SORTE INCERTA - Ma l'ex ragazzo di Pomigliano d'Arco non ci pensa nemmeno, coerente al fatto che la permanenza sul seggio e la garanzia di ottenere il terzo mandato è la ragione sociale della sua creatura, della quale il governo non aveva alcun bisogno, dal momento che M5S non ha fatto venire meno i numeri della maggioranza. 

Quanto al futuro di Di Maio, appare scontato che si picchetterà nel campo largo del Pd. L'incognita è se nella tenda principale o in una tutta sua. Più incerta è la sorte dei sessanta e passa che l'hanno seguito, dei quali si salverà al massimo un pugno di adepti. Per convincerlo al grande passo, qualcuno gli ha fatto balenare anche l'ipotesi che potrebbe essere lui il leader del centro. In tal caso, solo di quello senza voti, perché quello dei consensi sembra essere il punto debole del ministro. Per fare il capo bisogna riuscire a convincere gli elettori a sceglierti, pagano coerenza e affidabilità, e l'ex leader grillino ha tradito tutte le promesse fatte.

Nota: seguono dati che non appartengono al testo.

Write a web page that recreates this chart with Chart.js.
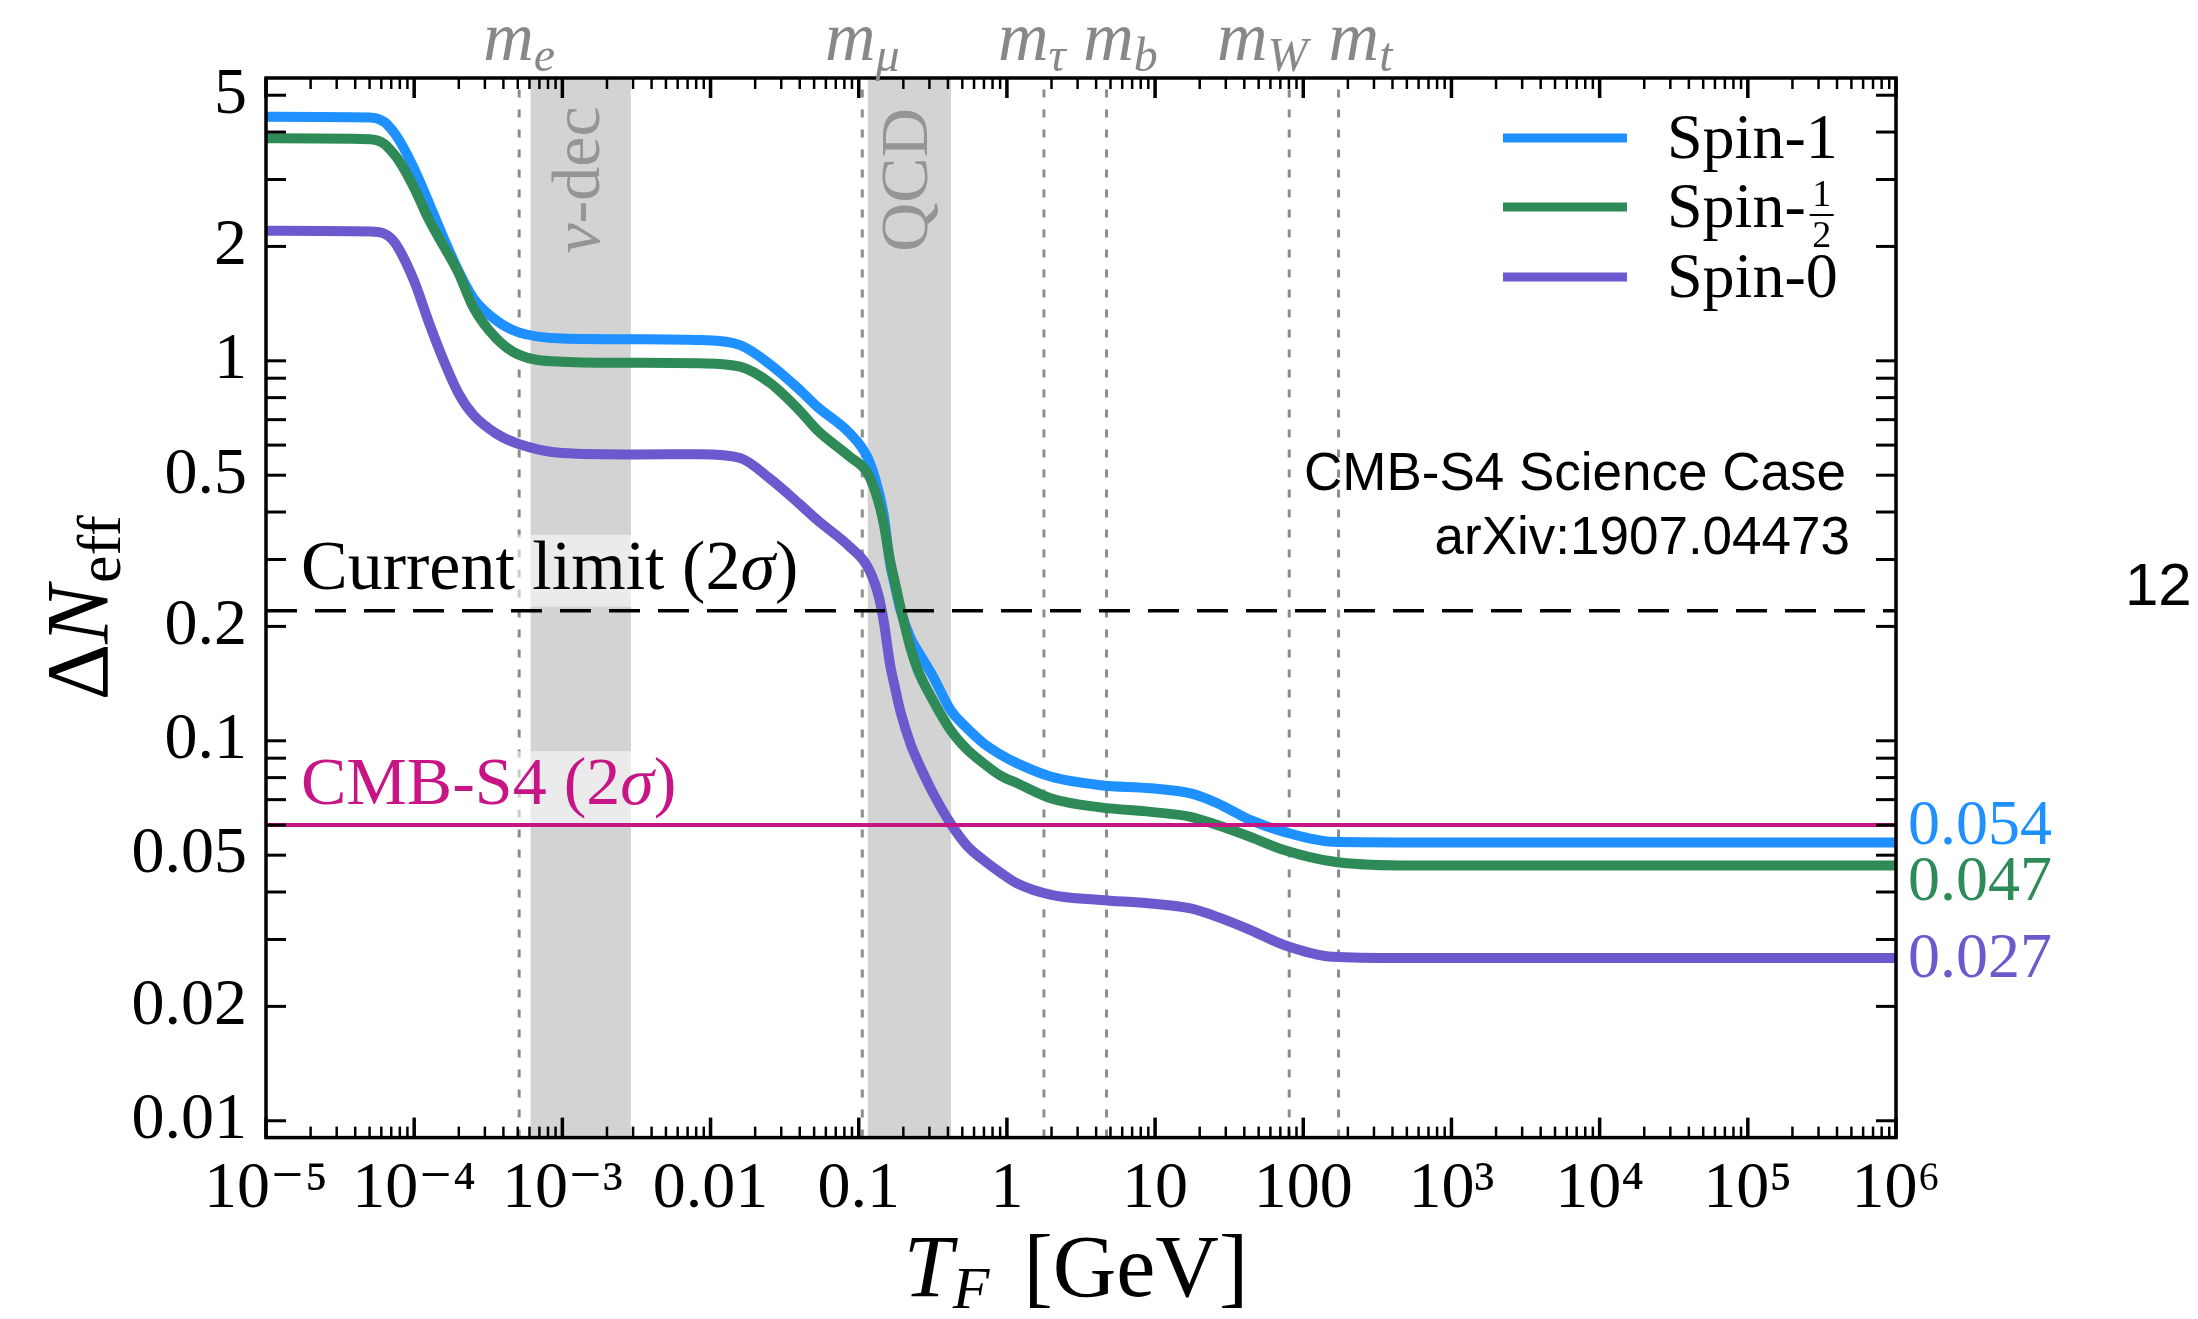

Reddito di cittadinanza e sentimento anti-casta sono i motivi per cui è stato votato ma non sono cavalli di battaglia che d'ora in poi Di Maio potrà cavalcare. Anche se ha studiato e migliorato l'inglese, non può buttarla sulle capacità tecniche, che non sono ineguagliabili.

 

 

OBIETTIVO COMUNE - Di camerieri del potere, o voltagabbana come li chiama lui, ce ne sono tanti a disposizione e in politica hanno futuro solo per un giro, e a patto che non pretendano di menare il torrone. Finirà che Letta gli troverà un posto nell'arca di Noè che ha in testa, dove il leader del Pd spera di far convivere Fratoianni e Calenda, Conte e Renzi, il che ci dice quanto "Enrico stai sereno" somigli al Luigino buono per tutte le stagioni. Hanno lo stesso obiettivo: mettere su un cartello elettorale che garantisca un posto al sole ai soliti noti senza curarsi di avere un programma che unisca tutti né che la creatura tenga almeno un giorno dopo il voto. Probabilmente hanno ragione, anche se al loro posto non conterei su Calenda e temerei che Conte riesumasse Di Battista per giocarsi una partita solitaria. Confidano che in qualche modo si troverà una quadra per finire tutti ancora sotto le gonne di Draghi o chi per lui, magari grazie a un successo del centrodestra che ricordi quello di Bersani nel 2013. Stai sereno Enrico, dovesse capitare, stavolta non sarà il tuo turno neppure per un anno.